In particular, the Court made it clear that where all that a marine mortgagee does is to exercise a power to arrest the mortgaged vessel, its sole duty in effecting the arrest is to do so in good faith for the purpose of obtaining repayment under the loan agreement secured by the mortgage. In this case, the claimant fulfilled that duty by: (i) applying to the Djibouti Court to set aside the order for forced sale and replace it with an order for a court-supervised sale, which was the more conventional form of sale following an arrest; and (ii) attempts it made to stop the vessels being broken up once it found out that they had been sold for scrap.

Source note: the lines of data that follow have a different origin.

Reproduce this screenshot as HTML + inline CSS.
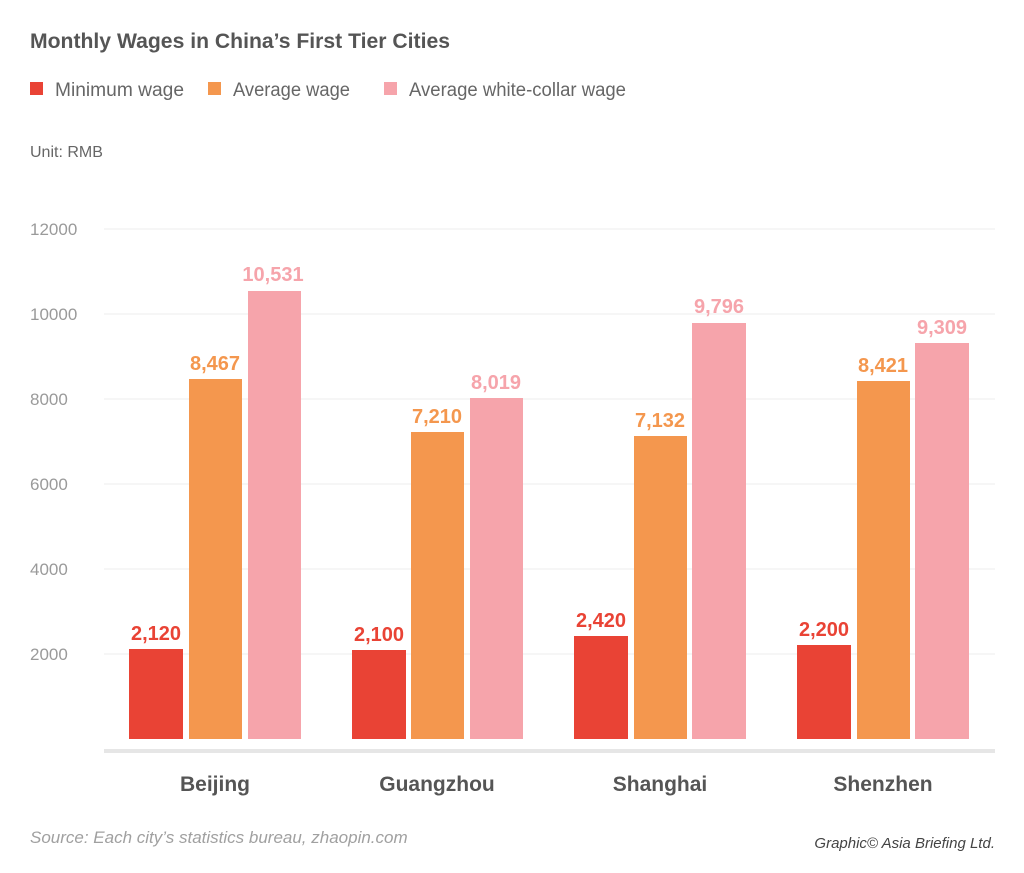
<!DOCTYPE html>
<html><head><meta charset="utf-8"><style>
html,body{margin:0;padding:0;background:#fff}
svg{display:block}
text{font-family:"Liberation Sans",sans-serif}
</style></head><body>
<svg width="1024" height="873" viewBox="0 0 1024 873" xmlns="http://www.w3.org/2000/svg">
<text x="30" y="48" font-size="21" font-weight="bold" fill="#555" textLength="420" lengthAdjust="spacingAndGlyphs">Monthly Wages in China’s First Tier Cities</text>
<rect x="30" y="82" width="13" height="13" fill="#e94335"/>
<text x="55" y="96" font-size="19" fill="#666" textLength="129" lengthAdjust="spacingAndGlyphs">Minimum wage</text>
<rect x="208" y="82" width="13" height="13" fill="#f4974e"/>
<text x="233" y="96" font-size="19" fill="#666" textLength="117" lengthAdjust="spacingAndGlyphs">Average wage</text>
<rect x="384" y="82" width="13" height="13" fill="#f6a4ab"/>
<text x="409" y="96" font-size="19" fill="#666" textLength="217" lengthAdjust="spacingAndGlyphs">Average white-collar wage</text>
<text x="30" y="157" font-size="16" fill="#666">Unit: RMB</text>
<g stroke="#ececec" stroke-width="1">
<line x1="104" y1="229" x2="995" y2="229"/><line x1="104" y1="314" x2="995" y2="314"/>
<line x1="104" y1="399" x2="995" y2="399"/><line x1="104" y1="484" x2="995" y2="484"/>
<line x1="104" y1="569" x2="995" y2="569"/><line x1="104" y1="654" x2="995" y2="654"/>
</g>
<g font-size="17" fill="#9a9a9a">
<text x="30" y="235">12000</text><text x="30" y="320">10000</text><text x="30" y="405">8000</text>
<text x="30" y="490">6000</text><text x="30" y="575">4000</text><text x="30" y="660">2000</text>
</g>
<rect x="104" y="749" width="891" height="4" fill="#e6e6e6"/>
<g>
<rect x="129" y="649" width="54" height="90" fill="#e94335"/>
<rect x="189" y="379" width="53" height="360" fill="#f4974e"/>
<rect x="248" y="291" width="53" height="448" fill="#f6a4ab"/>
<rect x="352" y="650" width="54" height="89" fill="#e94335"/>
<rect x="411" y="432" width="53" height="307" fill="#f4974e"/>
<rect x="470" y="398" width="53" height="341" fill="#f6a4ab"/>
<rect x="574" y="636" width="54" height="103" fill="#e94335"/>
<rect x="634" y="436" width="53" height="303" fill="#f4974e"/>
<rect x="692" y="323" width="54" height="416" fill="#f6a4ab"/>
<rect x="797" y="645" width="54" height="94" fill="#e94335"/>
<rect x="857" y="381" width="53" height="358" fill="#f4974e"/>
<rect x="915" y="343" width="54" height="396" fill="#f6a4ab"/>
</g>
<g font-size="20" font-weight="bold" text-anchor="middle">
<text x="156" y="640" fill="#e94335">2,120</text>
<text x="215" y="370" fill="#f4974e">8,467</text>
<text x="273" y="281" fill="#f6a4ab">10,531</text>
<text x="379" y="641" fill="#e94335">2,100</text>
<text x="437" y="423" fill="#f4974e">7,210</text>
<text x="496" y="389" fill="#f6a4ab">8,019</text>
<text x="601" y="627" fill="#e94335">2,420</text>
<text x="660" y="427" fill="#f4974e">7,132</text>
<text x="719" y="313" fill="#f6a4ab">9,796</text>
<text x="824" y="636" fill="#e94335">2,200</text>
<text x="883" y="372" fill="#f4974e">8,421</text>
<text x="942" y="334" fill="#f6a4ab">9,309</text>
</g>
<g font-size="21" font-weight="bold" fill="#555" text-anchor="middle">
<text x="215" y="791">Beijing</text>
<text x="437" y="791">Guangzhou</text>
<text x="660" y="791">Shanghai</text>
<text x="883" y="791">Shenzhen</text>
</g>
<text x="30" y="843" font-size="17" font-style="italic" fill="#a0a0a0">Source: Each city’s statistics bureau, zhaopin.com</text>
<text x="995" y="848" font-size="15" font-style="italic" fill="#444" text-anchor="end">Graphic© Asia Briefing Ltd.</text>
</svg>
</body></html>
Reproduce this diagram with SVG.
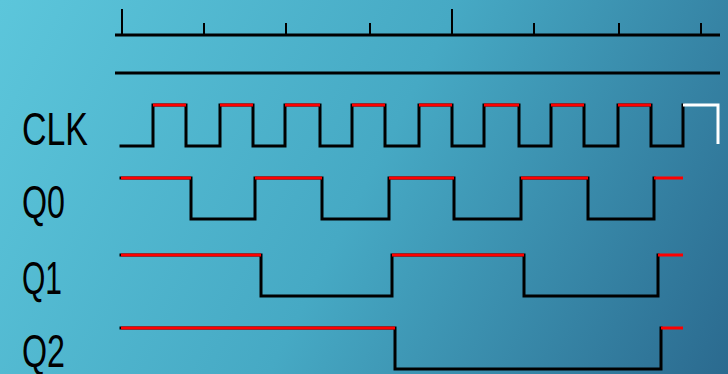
<svg xmlns="http://www.w3.org/2000/svg" width="728" height="374" viewBox="0 0 728 374">
<defs>
<linearGradient id="bg" x1="0" y1="0" x2="728" y2="374" gradientUnits="userSpaceOnUse">
<stop offset="0" stop-color="#5cc6db"/>
<stop offset="0.5" stop-color="#46a9c4"/>
<stop offset="1" stop-color="#2b6a8f"/>
</linearGradient>
<style>
.ax{stroke:#000;stroke-width:3;fill:none}
.tk{stroke:#000;stroke-width:2;fill:none}
.w{stroke:#000;stroke-width:3;fill:none;stroke-linejoin:miter;stroke-linecap:square}
.hi{stroke:#ff0000;stroke-width:3;fill:none}
.wh{stroke:#ffffff;stroke-width:3;fill:none}
.lb{font-family:"Liberation Sans",Arial,sans-serif;font-size:47px;fill:#000}
</style>
</defs>
<rect width="728" height="374" fill="url(#bg)"/>
<g id="axis">
<line class="ax" x1="115" y1="35" x2="720" y2="35"/>
<path class="tk" d="M122,9V35M452,9V35M204,23V35M286,23V35M370,23V35M534,23V35M619,23V35M701,23V35"/>
<line class="ax" x1="115" y1="73" x2="720" y2="73"/>
</g>
<g id="labels">
<text class="lb" x="22" y="145" textLength="66" lengthAdjust="spacingAndGlyphs">CLK</text>
<text class="lb" x="22" y="218" textLength="43" lengthAdjust="spacingAndGlyphs">Q0</text>
<text class="lb" x="22" y="294" textLength="40" lengthAdjust="spacingAndGlyphs">Q1</text>
<text class="lb" x="22" y="367" textLength="43" lengthAdjust="spacingAndGlyphs">Q2</text>
</g>
<g id="connectors">
<g id="clk">
<path class="w" d="M121,146H153V105H186V146H220V105H253V146H285V105H320V146H352V105H385V146H419V105H452V146H484V105H519V146H551V105H584V146H618V105H651V146H683V105"/>
<path class="hi" d="M153,105H186M220,105H253M285,105H320M352,105H385M419,105H452M484,105H519M551,105H584M618,105H651"/>
<path class="wh" d="M683,105H718V144"/>
</g>
<g id="q0">
<path class="w" d="M121,178H191V219H255V178H322V219H389V178H454V219H521V178H588V219H654V178"/>
<path class="hi" d="M121,178H191M255,178H322M389,178H454M521,178H588M654,178H683"/>
</g>
<g id="q1">
<path class="w" d="M121,255H261V296H392V255H524V296H658V255"/>
<path class="hi" d="M121,255H261M392,255H524M658,255H683"/>
</g>
<g id="q2">
<path class="w" d="M121,328H395V369H661V328"/>
<path class="hi" d="M121,328H395M661,328H683"/>
</g>
</g>
</svg>
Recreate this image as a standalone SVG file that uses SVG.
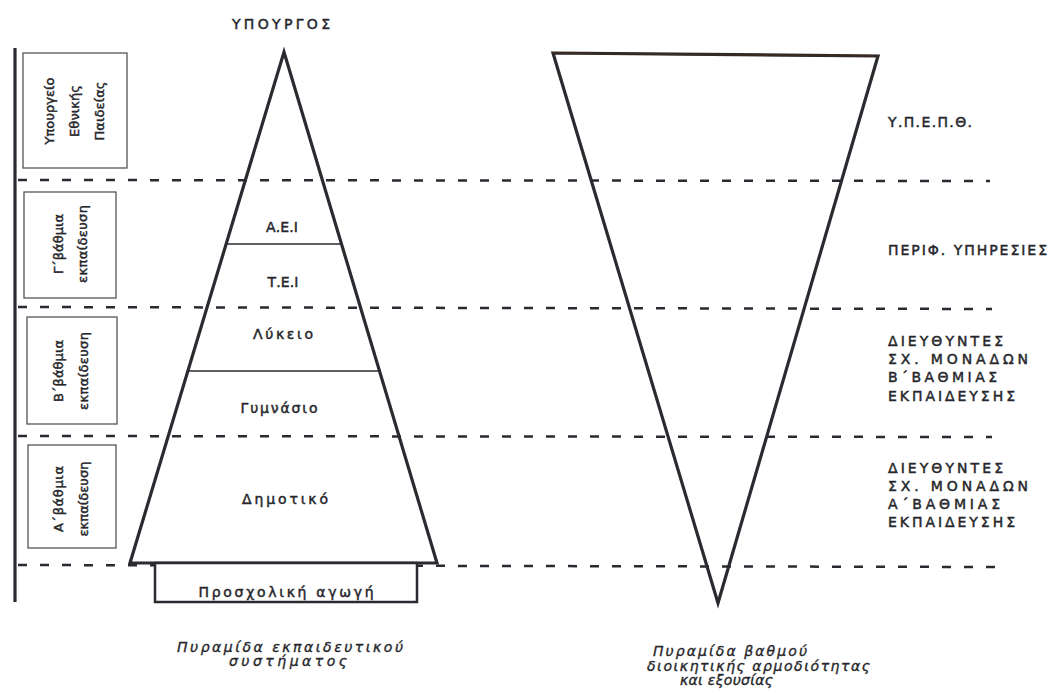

It was only if a mortgagee either took possession of the mortgaged property or exercised a power of sale in respect of it that it assumed a duty to take reasonable care of the property. A mortgagee had, however, no duty to take possession or sell. Here, on the evidence, the claimant did not take any form of possession of the vessels. Arresting a vessel did not amount to taking possession of it. Arrest was the first step taken by a ship mortgagee who wished to enforce its security by having the vessel sold by an Admiralty Court in whichever jurisdiction arrest was affected. It did not involve either taking actual or deemed possession of the vessel concerned.
Further, it was only when a mortgagee decided to exercise a power of sale that a mortgagee came under any equitable duties concerning how that sale was to be conducted, and the duty was confined to a duty to obtain the true market price at the date of the sale. Again, the sale in this case was not by or on behalf of the claimant.
The Court also dismissed the submission that the claimant arguably had a duty to force a sale where offers had been received. A mortgagee had an unfettered discretion whether to sell or not and, if it decided to sell, when to sell. The fact that the claimant received offers for the vessels and that they were not accepted was not to the point. There was also no legal basis for saying that the claimant had a duty to prevent the Djibouti Port Authority from selling the vessels privately or any explanation of how it might have stopped the sale, when it did not even know of it nor was involved in such sale. The claimant also had no duty to collect, or attempt to collect, the proceeds of sale from the Djibouti Port Authority.
Finally, the Court dismissed the suggestion that the claimant was under a duty to discharge the liability of all the creditors who had purported to arrest the vessels that were outstanding, and then take possession of the vessels before moving them to another jurisdiction where sale at a higher price might be obtained. This was unarguable because: (a) that was not what an arrest entitled a mortgagee to do; (b) taking those steps would be at least potentially adverse to the commercial best interests of the claimant; and (c) there was no duty to take such steps, even if the equitable duty arising on the sale of the vessel (which was the highest level of equitable duty that could be imposed on a mortgagee) applied, which it did not.
Comment
The decision is a useful reminder of a marine mortgagee’s rights and equitable duties when dealing with a defaulting owner. It seems that lenders should first attempt to exercise their power to arrest before trying to enforce their right to sell or take possession of the mortgaged vessels, as they could thereby still protect their interests without having to face any claims from borrowers for breach of extended fiduciary duties.
Owners, on the other hand, when facing difficulties in meeting their financial or other obligations should endeavour to engage with their lenders in an effort to find an amicable solution and save their assets – and, in some instances, their reputation in the shipping market.